→ **Required task**: Beginning with the first line, set down every line through the one containing "var xs = d3.range(0, 39.5 + 1e-9, 0.25);", exactly as it appears, but not the pictures.

→ **Data excerpt**:

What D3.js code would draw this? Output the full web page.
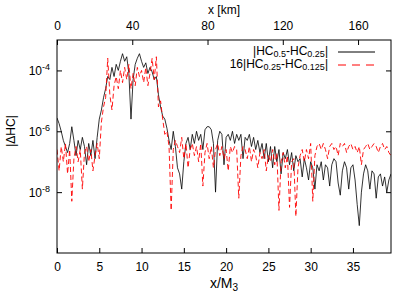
<!DOCTYPE html>
<html>
<head>
<meta charset="utf-8">
<script src="https://cdn.jsdelivr.net/npm/d3@7"></script>
<style>
  body { margin: 0; background: #fff; }
  svg { font-family: "Liberation Sans", Arial, sans-serif; }
</style>
</head>
<body>
<div id="chart"></div>
<script>
// sample grid in x/M3 (step 0.25)
var xs = d3.range(0, 39.5 + 1e-9, 0.25);

// log10 |HC0.5 - HC0.25|, one row per unit of x/M3
var black = [
  -5.56, -5.75, -6.0, -6.3,
  -6.5, -6.7, -6.4, -5.85,
  -6.3, -6.8, -6.3, -6.6,
  -6.2, -6.5, -7.1, -6.4,
  -6.8, -6.3, -6.9, -6.2,
  -5.6, -5.3, -4.9, -4.6,
  -4.2, -4.3, -3.9, -4.2,
  -3.8, -4.0, -3.7, -3.45,
  -3.7, -3.55, -4.1, -5.6,
  -4.3, -3.8, -3.6, -3.45,
  -3.7, -3.9, -3.75, -4.1,
  -3.9, -4.05, -4.3, -4.2,
  -4.8, -5.2, -5.5, -5.6,
  -5.9, -6.3, -6.6, -6.0,
  -6.5, -7.2, -7.4, -7.9,
  -7.0, -6.4, -6.2, -6.6,
  -6.1, -6.4, -6.0, -6.3,
  -6.1, -6.6, -5.95, -5.85,
  -5.85, -5.95, -6.4, -8.0,
  -6.3, -6.0, -6.1, -7.1,
  -6.2, -6.1, -6.3, -6.0,
  -6.4, -6.1, -6.3, -6.1,
  -6.9, -6.2, -6.3, -6.1,
  -6.5, -6.2, -6.6, -6.3,
  -6.7, -6.4, -6.9, -6.4,
  -7.0, -6.5, -7.2, -6.5,
  -7.0, -6.6, -7.4, -6.7,
  -6.9, -6.6, -7.1, -6.7,
  -7.3, -6.8, -7.0, -6.9,
  -7.5, -6.9, -7.2, -7.6,
  -7.0, -7.2, -7.9, -7.1,
  -7.3, -7.0, -7.6, -7.1,
  -7.2, -7.8, -7.1, -6.9,
  -7.0, -7.7, -8.1, -7.3,
  -7.0, -7.2, -7.9, -7.2,
  -7.1, -7.6, -8.4, -9.1,
  -8.0, -7.4, -7.1, -7.3,
  -7.9, -7.3, -7.4, -8.2,
  -7.5, -7.4, -7.8, -7.5,
  -8.0, -7.6, -7.4
];

// log10 16|HC0.25 - HC0.125|
var red = [
  -6.6, -7.3, -6.5, -7.0,
  -6.4, -7.4, -6.6, -8.3,
  -6.9, -6.5, -7.0, -6.6,
  -7.9, -6.7, -6.5, -7.0,
  -6.6, -7.3, -6.8, -6.4,
  -6.9, -5.7, -5.2, -4.9,
  -3.6, -4.8, -5.3, -4.5,
  -4.2, -4.6, -4.0, -4.4,
  -3.9, -4.3, -3.8, -4.6,
  -4.1, -4.5, -3.9, -4.2,
  -4.0, -4.4, -3.9, -4.5,
  -4.1, -3.6, -4.3, -3.55,
  -5.2, -5.0, -5.6, -6.1,
  -6.0, -6.5, -8.6, -6.6,
  -6.3, -6.5, -6.7, -6.2,
  -6.9, -6.4, -7.2, -6.6,
  -6.4, -6.8, -6.5, -7.0,
  -6.4, -7.8, -6.7, -6.4,
  -6.9, -6.5, -7.2, -6.6,
  -6.4, -6.8, -6.5, -6.9,
  -6.6, -7.3, -6.5, -6.7,
  -6.5, -6.6, -8.2, -6.8,
  -6.5, -6.6, -6.9, -6.5,
  -7.0, -6.6, -6.8, -7.2,
  -6.7, -6.9, -6.6, -7.3,
  -6.8, -7.0, -6.6, -7.1,
  -6.7, -8.6, -7.0, -6.7,
  -7.2, -6.8, -8.5, -7.0,
  -6.9, -8.8, -7.2, -6.8,
  -6.6, -7.0, -6.6, -6.9,
  -6.4, -8.3, -6.8, -6.5,
  -6.4, -6.6, -6.4, -6.6,
  -6.9, -6.5, -6.4, -6.6,
  -6.5, -6.8, -6.4, -6.5,
  -6.4, -6.7, -6.5, -6.4,
  -6.6, -6.5, -6.7, -6.5,
  -7.1, -6.6, -6.5, -6.4,
  -6.6, -6.5, -6.4, -6.5,
  -6.7, -6.5, -6.4, -6.6,
  -6.5, -6.7, -6.8
];

var bottomTicks = [0, 5, 10, 15, 20, 25, 30, 35];
var topTicks = [0, 40, 80, 120, 160];
var yTicks = [-4, -6, -8];

var margin = {top: 40, right: 24, bottom: 43, left: 57},
    width = 415 - margin.left - margin.right,
    height = 296 - margin.top - margin.bottom;

var svg = d3.select("#chart")
  .append("svg")
    .attr("width", 415)
    .attr("height", 296)
  .append("g")
    .attr("transform", "translate(" + margin.left + "," + margin.top + ")");

var x = d3.scaleLinear().domain([0, 39.5]).range([0, width]);
var xkm = d3.scaleLinear().domain([0, 39.5 * 4.494]).range([0, width]);
var y = d3.scaleLog().domain([1e-10, 1e-3]).range([height, 0]);

svg.append("clipPath").attr("id", "clip")
  .append("rect").attr("width", width).attr("height", height);

function series(vals) {
  return vals.map(function(v, i) { return {x: xs[i], v: Math.pow(10, v)}; });
}

var line = d3.line()
  .x(function(d) { return x(d.x); })
  .y(function(d) { return y(d.v); });

var plot = svg.append("g").attr("clip-path", "url(#clip)");

plot.append("path")
  .datum(series(black))
  .attr("fill", "none")
  .attr("stroke", "#000")
  .attr("stroke-width", 0.8)
  .attr("d", line);

plot.append("path")
  .datum(series(red))
  .attr("fill", "none")
  .attr("stroke", "#ff0000")
  .attr("stroke-width", 0.9)
  .attr("stroke-dasharray", "5,3")
  .attr("d", line);

// axes, ticks inward
var fs = "12px";

var bx = svg.append("g")
  .attr("transform", "translate(0," + height + ")")
  .call(d3.axisBottom(x).tickValues(bottomTicks).tickSize(-5).tickPadding(9));
var tx = svg.append("g")
  .call(d3.axisTop(xkm).tickValues(topTicks).tickSize(-5).tickPadding(10));
var ly = svg.append("g")
  .call(d3.axisLeft(y).tickValues(yTicks.map(function(e) { return Math.pow(10, e); }))
    .tickSize(-5).tickFormat(""));
var ry = svg.append("g")
  .attr("transform", "translate(" + width + ",0)")
  .call(d3.axisRight(y).tickValues(yTicks.map(function(e) { return Math.pow(10, e); }))
    .tickSize(-5).tickFormat(""));

[bx, tx, ly, ry].forEach(function(g) {
  g.select(".domain").remove();
  g.selectAll("line").attr("stroke", "#000");
  g.selectAll("text").attr("font-size", fs).attr("fill", "#000")
    .attr("font-family", "Liberation Sans, Arial, sans-serif");
});

svg.append("rect")
  .attr("width", width).attr("height", height)
  .attr("fill", "none").attr("stroke", "#000").attr("stroke-width", 1);

// y tick labels 10^n
yTicks.forEach(function(e) {
  var t = svg.append("text")
    .attr("x", -7)
    .attr("y", y(Math.pow(10, e)) + 5)
    .attr("text-anchor", "end")
    .attr("font-size", fs);
  t.append("tspan").text("10");
  t.append("tspan").attr("dy", -5).attr("font-size", "9px").text(String(e));
});

// axis titles
svg.append("text")
  .attr("x", width / 2)
  .attr("y", height + 35)
  .attr("text-anchor", "middle")
  .attr("font-size", "14px")
  .call(function(t) {
    t.append("tspan").text("x/M");
    t.append("tspan").attr("dy", 3).attr("font-size", "10px").text("3");
  });

svg.append("text")
  .attr("x", width / 2)
  .attr("y", -26)
  .attr("text-anchor", "middle")
  .attr("font-size", fs)
  .text("x [km]");

svg.append("text")
  .attr("transform", "rotate(-90)")
  .attr("x", -91)
  .attr("y", -42)
  .attr("text-anchor", "middle")
  .attr("font-size", fs)
  .text("|\u0394HC|");

// legend
var legend = [
  {parts: [["|HC", 0], ["0.5", 1], ["-HC", 0], ["0.25", 1], ["|", 0]], color: "#000", dash: null},
  {parts: [["16|HC", 0], ["0.25", 1], ["-HC", 0], ["0.125", 1], ["|", 0]], color: "#ff0000", dash: "8,6"}
];

legend.forEach(function(d, i) {
  var yy = 12 + i * 13;
  var t = svg.append("text")
    .attr("x", 271)
    .attr("y", yy + 3)
    .attr("text-anchor", "end")
    .attr("font-size", "12px");
  var sub = 0;
  d.parts.forEach(function(p) {
    var dy = 0;
    if (p[1] && !sub) { dy = 2; sub = 1; }
    else if (!p[1] && sub) { dy = -2; sub = 0; }
    t.append("tspan").attr("dy", dy)
      .attr("font-size", p[1] ? "9px" : "12px")
      .text(p[0]);
  });
  svg.append("line")
    .attr("x1", 281).attr("x2", 318)
    .attr("y1", yy).attr("y2", yy)
    .attr("stroke", d.color)
    .attr("stroke-width", 1)
    .attr("stroke-dasharray", d.dash);
});
</script>
</body>
</html>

→ **Solution to this exercise**:
What D3.js code would draw this? Output the full web page.
<!DOCTYPE html>
<html>
<head>
<meta charset="utf-8">
<script src="https://cdn.jsdelivr.net/npm/d3@7"></script>
<style>
  body { margin: 0; background: #fff; }
  svg { font-family: "Liberation Sans", Arial, sans-serif; }
</style>
</head>
<body>
<div id="chart"></div>
<script>
// sample grid in x/M3 (step 0.25)
var xs = d3.range(0, 39.5 + 1e-9, 0.25);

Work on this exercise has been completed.